───── Data for processing ─────
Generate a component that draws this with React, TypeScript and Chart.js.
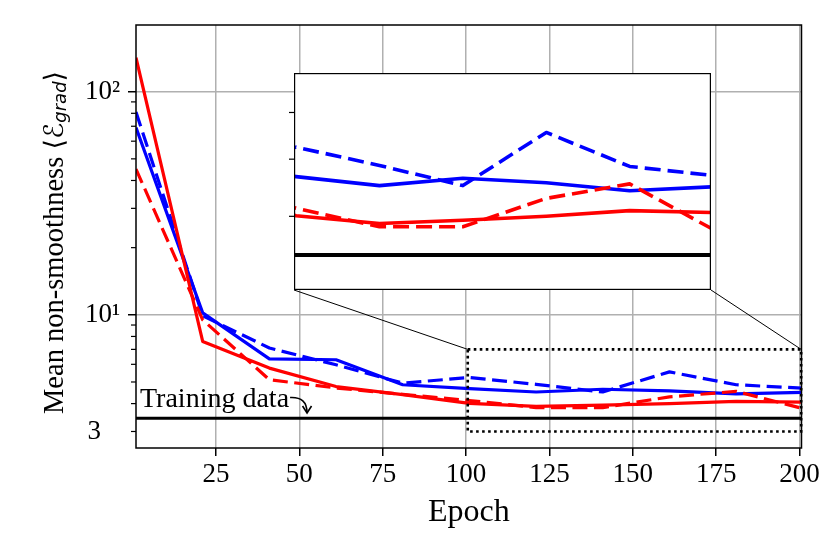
import React, { useEffect, useRef } from 'react';
import { Chart, registerables } from 'chart.js';

Chart.register(...registerables);

// epochs sampled every 20
const epochs = [1, 21, 41, 61, 81, 101, 121, 141, 161, 181, 201];
const blueSolid = [69, 10.2, 6.35, 6.29, 4.86, 4.67, 4.51, 4.64, 4.56, 4.42, 4.49];
const blueDashed = [81, 9.9, 7.1, 5.97, 4.94, 5.24, 4.88, 4.51, 5.55, 4.86, 4.69];
const redSolid = [142, 7.6, 5.77, 4.77, 4.39, 4.01, 3.89, 3.94, 4.0, 4.09, 4.06];
const redDashed = [45, 9.5, 5.12, 4.7, 4.4, 4.13, 3.84, 3.84, 4.29, 4.54, 3.8];
const trainingLevel = 3.44;

const xTicks = [25, 50, 75, 100, 125, 150, 175, 200];
const yMajorTicks = [10, 100];
const yMinorTicks = [3, 4, 5, 6, 7, 8, 9, 20, 30, 40, 50, 60, 70, 80, 90];
const yLabelValues = [3, 10, 100];
const yLabelTexts = ['3\u2002\u2009', '10\u00b9', '10\u00b2'];
const insetYTicks = [4, 5, 6];

const xRange = [1, 200.6];
const yRange = [2.53, 199];
const zoomX = [100.5, 200.5];
const zoomY = [3, 7];

// annotation anchor points, in data units
const annotText = [2.2, 3.88];
const annotTip = [52.3, 3.63];

const SERIF = "'Liberation Serif', 'Times New Roman', serif";
const INSET = { left: 294, top: 73, width: 417, height: 217 };
const INSET_TICK = 6;

const makeDatasets = (lw: number, dash: number[], blackLw: number) => {
  const pts = (arr: number[]) => arr.map((v, i) => ({ x: epochs[i], y: v }));
  const common = { pointRadius: 0, tension: 0, borderJoinStyle: 'round' as const, clip: 0, fill: false };
  return [
    { ...common, data: pts(redDashed), borderColor: '#ff0000', borderWidth: lw, borderDash: dash },
    { ...common, data: pts(redSolid), borderColor: '#ff0000', borderWidth: lw },
    { ...common, data: pts(blueDashed), borderColor: '#0000ff', borderWidth: lw, borderDash: dash },
    { ...common, data: pts(blueSolid), borderColor: '#0000ff', borderWidth: lw },
    {
      ...common,
      data: [
        { x: epochs[0], y: trainingLevel },
        { x: epochs[epochs.length - 1], y: trainingLevel },
      ],
      borderColor: '#000',
      borderWidth: blackLw,
    },
  ];
};

const line = (ctx: CanvasRenderingContext2D, x0: number, y0: number, x1: number, y1: number) => {
  ctx.beginPath();
  ctx.moveTo(x0, y0);
  ctx.lineTo(x1, y1);
  ctx.stroke();
};

const mainDecor = {
  id: 'mainDecor',
  afterDraw(chart: any) {
    const { ctx, chartArea: a, scales } = chart;
    const x = scales.x;
    const y = scales.y;
    ctx.save();

    // minor ticks on the log axis
    ctx.strokeStyle = '#000';
    ctx.lineWidth = 1.2;
    yMinorTicks.forEach((v) => {
      const py = y.getPixelForValue(v);
      line(ctx, a.left - 5, py, a.left, py);
    });

    // frame
    ctx.lineWidth = 1.5;
    ctx.strokeRect(a.left, a.top, a.right - a.left, a.bottom - a.top);

    // zoomed region
    const bx0 = x.getPixelForValue(zoomX[0]);
    const bx1 = x.getPixelForValue(zoomX[1]);
    const by0 = y.getPixelForValue(zoomY[1]);
    const by1 = y.getPixelForValue(zoomY[0]);
    ctx.setLineDash([2.6, 3.4]);
    ctx.lineWidth = 2.6;
    ctx.strokeRect(bx0, by0, bx1 - bx0, by1 - by0);
    ctx.setLineDash([]);

    // connectors to the inset
    ctx.lineWidth = 1;
    line(ctx, INSET.left, INSET.top + INSET.height, bx0, by0);
    line(ctx, INSET.left + INSET.width, INSET.top + INSET.height, bx1, by0);

    // "Training data" annotation
    ctx.font = `28px ${SERIF}`;
    ctx.fillStyle = '#000';
    ctx.textAlign = 'left';
    ctx.textBaseline = 'alphabetic';
    const tx = x.getPixelForValue(annotText[0]);
    const ty = y.getPixelForValue(annotText[1]);
    ctx.fillText('Training data', tx, ty);
    const sx = tx + ctx.measureText('Training data').width + 1;
    const sy = ty - 9;
    const ex = x.getPixelForValue(annotTip[0]);
    const ey = y.getPixelForValue(annotTip[1]);
    ctx.lineWidth = 1.6;
    ctx.beginPath();
    ctx.moveTo(sx, sy);
    ctx.quadraticCurveTo(ex, sy - 1, ex, ey);
    ctx.stroke();
    ctx.beginPath();
    ctx.moveTo(ex - 4.5, ey - 7);
    ctx.lineTo(ex, ey);
    ctx.lineTo(ex + 4.5, ey - 7);
    ctx.stroke();

    // y axis title with math part
    ctx.translate(63, 414);
    ctx.rotate(-Math.PI / 2);
    let cx = 0;
    const seg = (text: string, font: string, dy = 0) => {
      ctx.font = font;
      ctx.fillText(text, cx, dy);
      cx += ctx.measureText(text).width;
    };
    seg('Mean non-smoothness ', `28.5px ${SERIF}`);
    seg('\u27e8', "27px 'DejaVu Sans'");
    seg('\u2130', "27px 'DejaVu Sans'");
    seg('grad', "italic 18px 'DejaVu Sans'", 3);
    seg('\u27e9', "27px 'DejaVu Sans'");

    ctx.restore();
  },
};

const insetDecor = {
  id: 'insetDecor',
  beforeDraw(chart: any) {
    const { ctx, chartArea: a } = chart;
    ctx.save();
    ctx.fillStyle = '#fff';
    ctx.fillRect(a.left, a.top, a.right - a.left, a.bottom - a.top);
    ctx.restore();
  },
  afterDraw(chart: any) {
    const { ctx, chartArea: a, scales } = chart;
    ctx.save();
    ctx.strokeStyle = '#000';
    ctx.lineWidth = 1.2;
    insetYTicks.forEach((v) => {
      const py = scales.y.getPixelForValue(v);
      line(ctx, a.left - 5, py, a.left, py);
    });
    ctx.strokeRect(a.left + 0.6, a.top + 0.6, a.right - a.left - 1.2, a.bottom - a.top - 1.2);
    ctx.restore();
  },
};

const App: React.FC = () => {
  const mainRef = useRef<HTMLCanvasElement | null>(null);
  const insetRef = useRef<HTMLCanvasElement | null>(null);

  useEffect(() => {
    if (!mainRef.current || !insetRef.current) return;

    const main = new Chart(mainRef.current, {
      type: 'line',
      data: { datasets: makeDatasets(3.2, [15, 6.5], 3.2) as any },
      options: {
        responsive: false,
        animation: false,
        events: [],
        layout: { padding: { left: 0, right: 28.5, top: 25, bottom: 0 } },
        plugins: { legend: { display: false }, tooltip: { enabled: false } },
        scales: {
          x: {
            type: 'linear',
            min: xRange[0],
            max: xRange[1],
            afterBuildTicks: (s: any) => {
              s.ticks = xTicks.map((v) => ({ value: v }));
            },
            afterFit: (s: any) => {
              s.height = 92;
            },
            border: { display: false },
            grid: { color: '#b0b0b0', lineWidth: 1.5, tickColor: '#000', tickLength: 8, tickWidth: 1.5 },
            ticks: {
              autoSkip: false,
              maxRotation: 0,
              padding: 3,
              color: '#000',
              font: { family: SERIF, size: 27 },
              callback: (v: any) => String(v),
            },
            title: {
              display: true,
              text: 'Epoch',
              color: '#000',
              font: { family: SERIF, size: 32 },
              padding: { top: 0, bottom: 8 },
            },
          },
          y: {
            type: 'logarithmic',
            min: yRange[0],
            max: yRange[1],
            afterBuildTicks: (s: any) => {
              s.ticks = [...yMinorTicks, ...yMajorTicks]
                .sort((p, q) => p - q)
                .map((v) => ({ value: v, major: yMajorTicks.includes(v) }));
            },
            afterFit: (s: any) => {
              s.width = 136;
            },
            border: { display: false },
            grid: {
              color: (c: any) => (yMajorTicks.includes(c.tick?.value) ? '#b0b0b0' : 'rgba(0,0,0,0)'),
              tickColor: (c: any) => (yMajorTicks.includes(c.tick?.value) ? '#000' : 'rgba(0,0,0,0)'),
              lineWidth: 1.5,
              tickLength: 8,
              tickWidth: 1.5,
            },
            ticks: {
              autoSkip: false,
              padding: 8,
              color: '#000',
              font: { family: SERIF, size: 27 },
              callback: (v: any) => {
                const i = yLabelValues.indexOf(Number(v));
                return i >= 0 ? yLabelTexts[i] : '';
              },
            },
          },
        },
      },
      plugins: [mainDecor],
    });

    const inset = new Chart(insetRef.current, {
      type: 'line',
      data: { datasets: makeDatasets(3.6, [16, 7], 4) as any },
      options: {
        responsive: false,
        animation: false,
        events: [],
        layout: { padding: 0 },
        plugins: { legend: { display: false }, tooltip: { enabled: false } },
        scales: {
          x: { type: 'linear', min: zoomX[0], max: zoomX[1], display: false },
          y: {
            type: 'logarithmic',
            min: zoomY[0],
            max: zoomY[1],
            afterFit: (s: any) => {
              s.width = INSET_TICK;
            },
            border: { display: false },
            grid: { display: false },
            ticks: { display: false },
          },
        },
      },
      plugins: [insetDecor],
    });

    return () => {
      main.destroy();
      inset.destroy();
    };
  }, []);

  return (
    <div style={{ position: 'absolute', left: 0, top: 0, width: 830, height: 540, background: '#fff' }}>
      <canvas ref={mainRef} width={830} height={540} style={{ position: 'absolute', left: 0, top: 0 }} />
      <canvas
        ref={insetRef}
        width={INSET.width + INSET_TICK}
        height={INSET.height}
        style={{ position: 'absolute', left: INSET.left - INSET_TICK, top: INSET.top }}
      />
    </div>
  );
};

export default App;
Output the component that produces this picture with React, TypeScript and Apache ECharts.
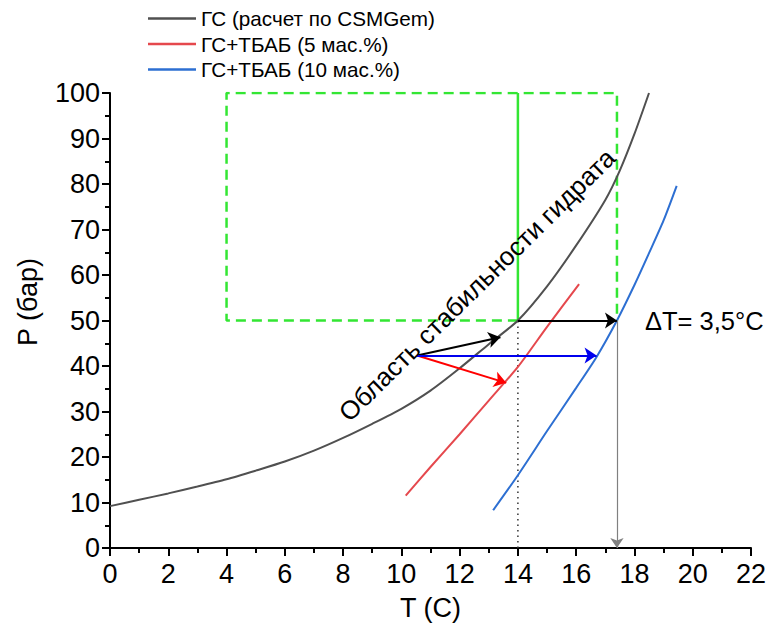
─────
= Exercise aim =
Up to and including the line with "Chart.register(...registerables);", copy the data above from its first line. Skip pictures.

= Task answer =
Generate a component that draws this with React, TypeScript and Chart.js.
import React, { useEffect, useRef } from 'react';
import { Chart, registerables } from 'chart.js';

Chart.register(...registerables);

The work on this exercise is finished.